The PCA Signs Agreement To Facilitate Hearings In Florence

The Permanent Court of Arbitration (PCA) in the Hague will now be able to hold hearings in the Italian city of Florence, after signing a cooperation agreement with the Florence Chamber of Commerce last month. Leonardo Bassilichi, President of the Chamber of Commerce, and Hugo Siblesz, Secretary General of the PCA, attended the official signing ceremony on 29 March in Florence’s historical centre.

Expanding horizons

The agreement marks a significant step in the Chamber’s history, providing a stronger global outlook for its dispute resolution offering.

“International dispute resolution is inherently a global endeavor,” Siblesz stated in his speech. “As an international organization, the PCA seeks to be able to conduct proceedings anywhere in the world. Cooperation Agreements, such as the one concluded today, are very important in enabling the PCA to carry out its mission,” he added.

Since its foundation  in 1899, the the PCA has primarily facilitated arbitration and other forms of dispute resolution involving states. Although the PCA is able to host hearings in the Peace Palace in The Hague (a building it shares with the International Court of Justice), it maintains flexibility in typically carrying out dispute resolution proceedings in locations that best suit the parties. Currently it has 121 Member States that benefit from its services.

Global network

The Florence City Councillor, Federico Gianassi, noted the significanceof the agreement by stating that it “proves once again that our city is a place of meetings and synergies”. Adding that being part of a global network of arbitration is an important result, which displays Florence’s commitment and ability to build bridges and look to the future.

For the PCA, which has similar agreements with institutions all over the world, this is its first in Italy. Besides Florence, there are 27 cities in all continents that can facilitate hearings for the PCA and with the conclusion of this agreement, it can now hold proceedings for the resolution of disputes between states and private parties in Italy.

“We are hugely grateful to the PCA for enabling the Chamber in offering such an important service, through which any institution or company may ask to convene their hearings in Florence,” noted Bassilichi. The Chamber is hoping that by attracting companies to resolve their disputes in the city, this will also encourage the use of  the new WorkinFlorence digital area, which can be used by all Italian and International companies.

Mediating in Florence

Italy has been in the spotlight regarding alternative dispute resolution, specifically mediation, in recent years with a controversial mediation law which has had a significant impact on the use of domestic mediation, as an alternative to litigation, throughout the country. The law has fuelled the widespread debate within the dispute resolution community regarding mandatory and voluntary mediation, nevertheless it has also increased awareness of mediation as a method of resolving disputes. The cooperation between the two institutions could provide an opportunity for Italy, or more specifically for the Renaissance city, to present itself on the international mediation stage.

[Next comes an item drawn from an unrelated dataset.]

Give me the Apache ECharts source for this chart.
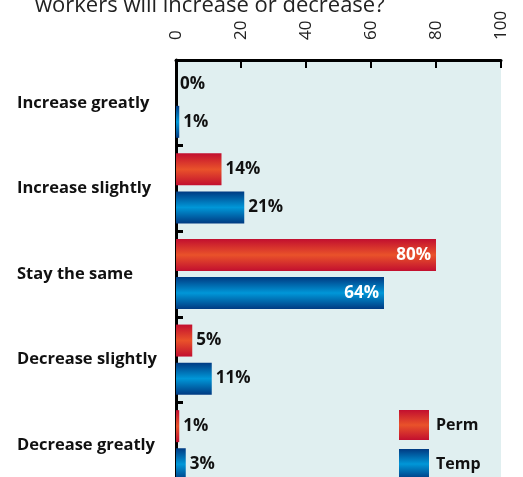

The proceedings to be conducted under the cooperation agreement are not exclusive to arbitration. The Florence Chamber of Commerce is also home to the Florence International Mediation Chamber (FIMC). Through the agreement, the two institutions can promote and foster international ADR mechanisms. FIMC is hoping to expand its reach and attract parties from across the globe, providing a wide range of facilities for mediations on site. In addition, the Florence Chamber of Commerce will now also be able to organize FIMC meetings in the Hague at the PCA Headquarters. This comes at a time where investor-state mediation is gaining traction. By working together, both institutions could be key in facilitating resolution of disputes arising from investment treaties.

A competitive edge

Florence is not alone in its ambitions for international ADR glory, competing with the larger cities of Milan and Rome, which are both home to institutions who offer a wide selection of dispute resolution services. The Milan Chamber of Commerce, which is widely recognised for its ADR services as well as its incorporation of a Code of Ethics in its Arbitration Rules, and the ADR Centerand CONCILIA in Rome offer years of experience in consensual dispute resolution mechanisms.

Despite the competition within Italy, FIMC is determined to find its niche in the international mediation space. In his speech, Bassilichi stated that the new cooperation with the PCA shows that Florence is a “step ahead in its commitment in the alternative dispute resolution field, which includes among its ultimate goals to reduce the time of justice”.